#### Directive:
With the images removed, repeat the data below exactly.

— BEGIN Provided data —

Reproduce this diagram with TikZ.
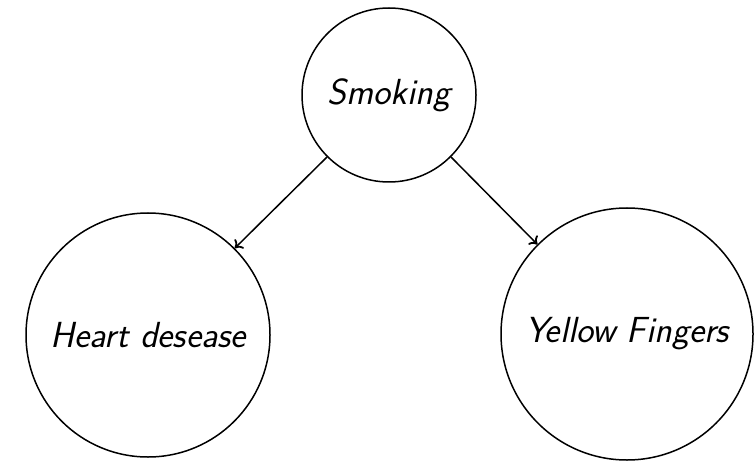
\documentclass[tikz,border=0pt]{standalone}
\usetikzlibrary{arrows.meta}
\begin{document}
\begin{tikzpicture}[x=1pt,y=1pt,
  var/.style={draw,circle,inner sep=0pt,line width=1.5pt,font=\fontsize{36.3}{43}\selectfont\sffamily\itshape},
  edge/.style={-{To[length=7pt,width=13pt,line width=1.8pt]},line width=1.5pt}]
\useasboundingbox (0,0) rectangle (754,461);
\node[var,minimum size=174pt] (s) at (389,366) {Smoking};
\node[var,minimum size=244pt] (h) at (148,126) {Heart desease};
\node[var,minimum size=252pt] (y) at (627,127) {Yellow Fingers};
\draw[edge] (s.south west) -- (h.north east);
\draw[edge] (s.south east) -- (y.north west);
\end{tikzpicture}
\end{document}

— END Provided data —

#### Problem solution:
Reproduce this diagram with TikZ.
\documentclass[tikz,border=0pt]{standalone}
\usetikzlibrary{arrows.meta}
\begin{document}
\begin{tikzpicture}[x=1pt,y=1pt,
  var/.style={draw,circle,inner sep=0pt,line width=1.5pt,font=\fontsize{36.3}{43}\selectfont\sffamily\itshape},
  edge/.style={-{To[length=7pt,width=13pt,line width=1.8pt]},line width=1.5pt}]
\useasboundingbox (0,0) rectangle (754,461);
\node[var,minimum size=174pt] (s) at (389,366) {Smoking};
\node[var,minimum size=244pt] (h) at (148,126) {Heart desease};
\node[var,minimum size=252pt] (y) at (627,127) {Yellow Fingers};
\draw[edge] (s.south west) -- (h.north east);
\draw[edge] (s.south east) -- (y.north west);
\end{tikzpicture}
\end{document}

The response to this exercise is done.